In 1950, racial discrimination was based on the color of your skin. Toni Morrison's work, The Bluest Eye, thoroughly explains that there are different sorts of racism that goes both ways, in a result stereotypes are put together. Toni Morrison shines a specific light on racism of 1950 because she feels that discrimination was at its peak. She stated "It is the blackness that accounts for, that creates, the vacuum edged with distaste in white eye". (Morrison 49) In The Bluest Eye, Pecola, a young African American girl creates world to escape life critics. As it progressed she began to feed into the slanders of people around her saying she was unattractive. The Bluest Eye, a novel by Toni Morrison, was explained to have religious aspects in it that correspond with racism of 1950. "African American woman author and Nobel laureate Toni Morrison's novel 'The Bluest Eye' contains the most intriguing or perplexing religious references." (Alexander, 1998) Also, Toni Morrison, The Bluest Eye, is describing how society brain washes American's; specifically African Americans; "Critical interpretation of Morrison' novel, "The Bluest Eye", which asserts that "Morrison writes this novel to illustrate how the African American community has lost itself within popular culture's false ideals of beauty and success."(Lott, 1996). Lastly, Toni Morrison felt that she should explore the life of an African American in the 1950's so by writing The Bluest Eye she described self hatred that society of that time period had on them and explained the reasons of why those feelings occurred. "Nearly all of the main characters in "The Bluest Eye" by Toni Morrison who are African American are consumed with the constant culturally-imposed notions of white beauty, cleanliness, and sanitation to the point where they have disengaged with themselves and have disastrous tendency to subconsciously act out their feelings of self-loathing on other members of the of the black community." (Douglas)
Shortly after Toni Morrison wrote her novel, The Bluest Eye, about a self-hated 11 year -old African American girl named Pecola, she soon wrote a short story called "Recitatif" a story about two young girls who are roommates in an orphanage in 1950. This is an example of racial coding, "The prime point about the story is that Morrison never gives us characters race than by doing so she is intended to reveal the fact that human beings have tendency to categorize people immediately. By overlapping different characters versions of shared history, Morrison shows what can happen when two people's incompatible memories of the same event bump up against each other." By doing this, the two writings by Morrison came be connected her described child hood and witnessing the racism first hand in her community. In addition, the racial profiling shown in both her writings, On the other hand, this quality is understood to have been already lost by white people in a process that was either racial or cultural (perhaps this loss is what makes someone white)"

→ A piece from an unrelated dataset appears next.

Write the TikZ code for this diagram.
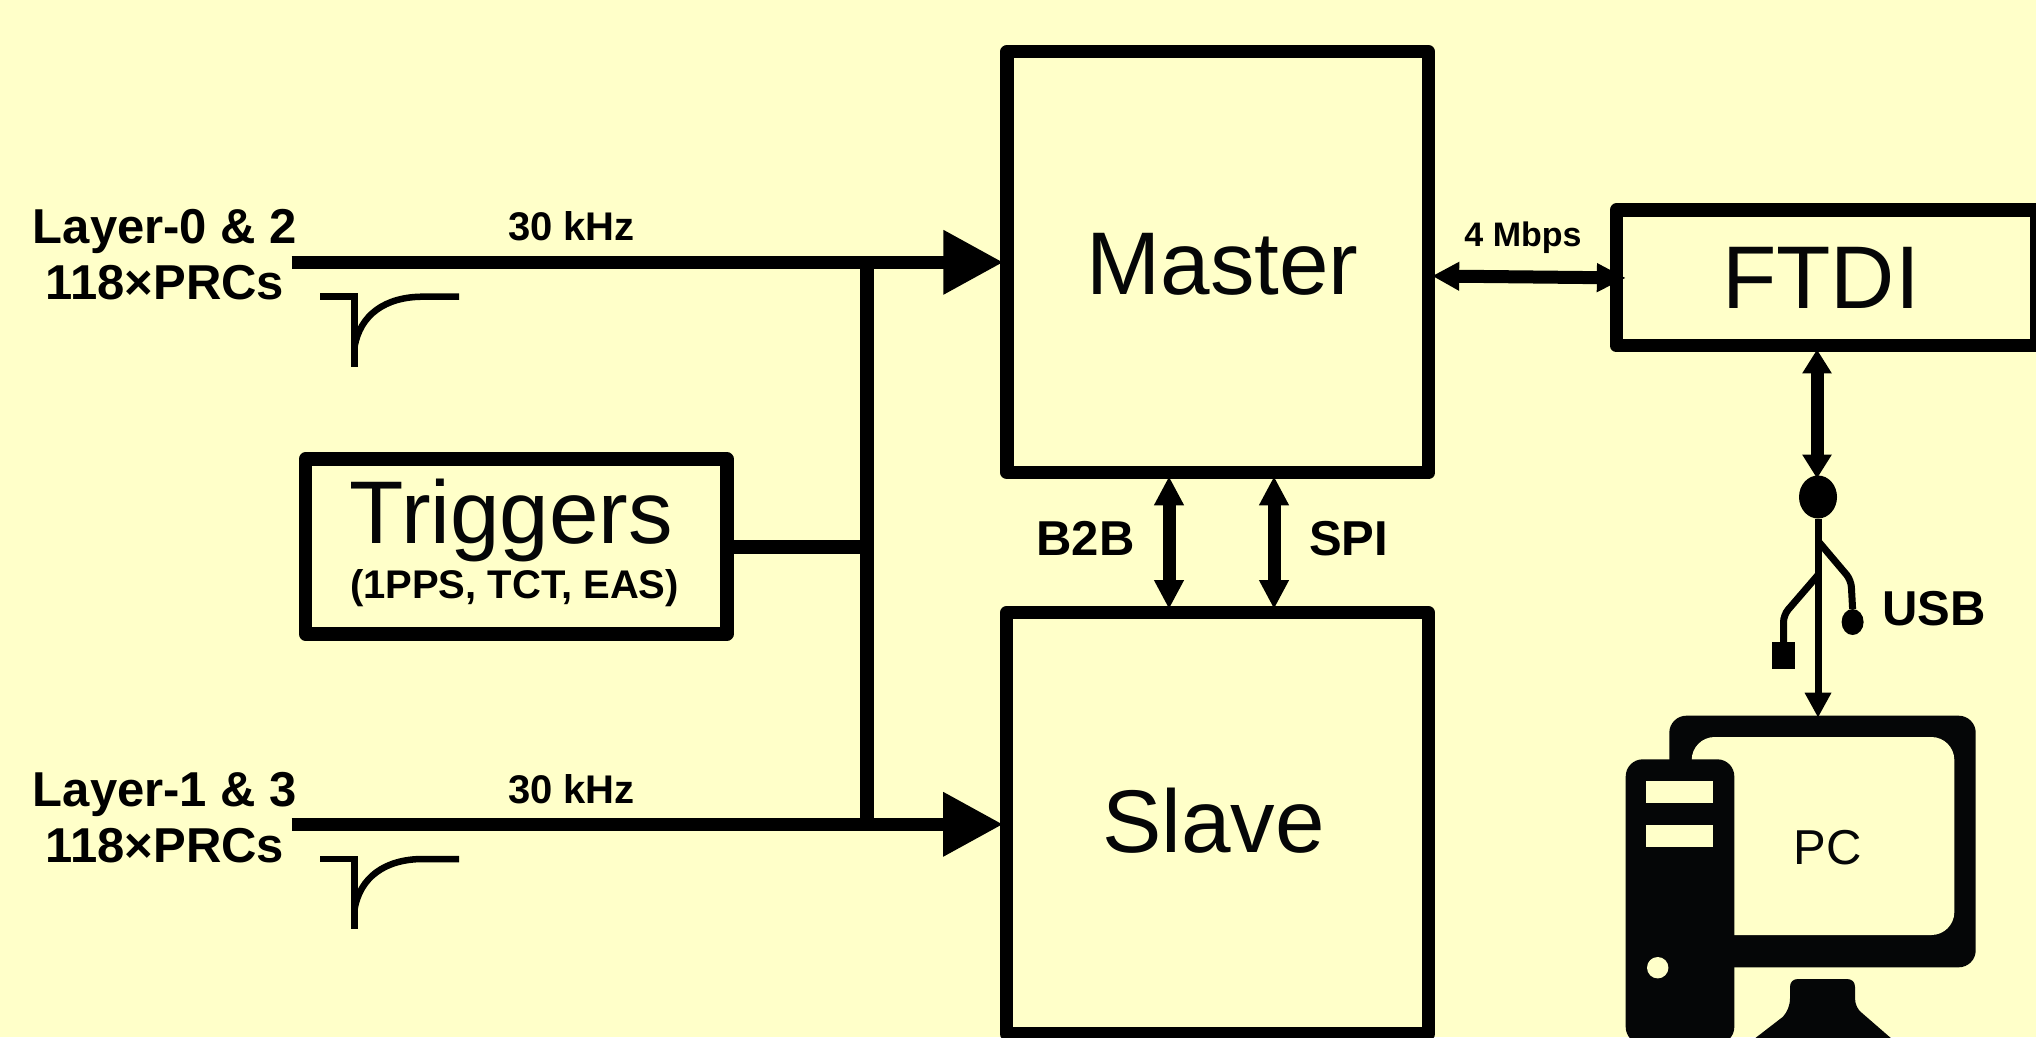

Toni Morrison's "The Bluest Eye" is an explanation on how beauty is taken to the extreme. The beauty described in the story is African American. The character Pecola believes that if she has blonde hair, fair pinkish skin and blue eyes than she will feel accepted in her society. In conclusion, Toni Morrison novel The Bluest Eye is a description of her life stories thru the eyes of a young eleven year old African American. This concludes that, Toni Morrison became a successful writer and took her life experience and created a coming-of-age novel that displayed the difficult life of a woman as well as an African-American in her time period.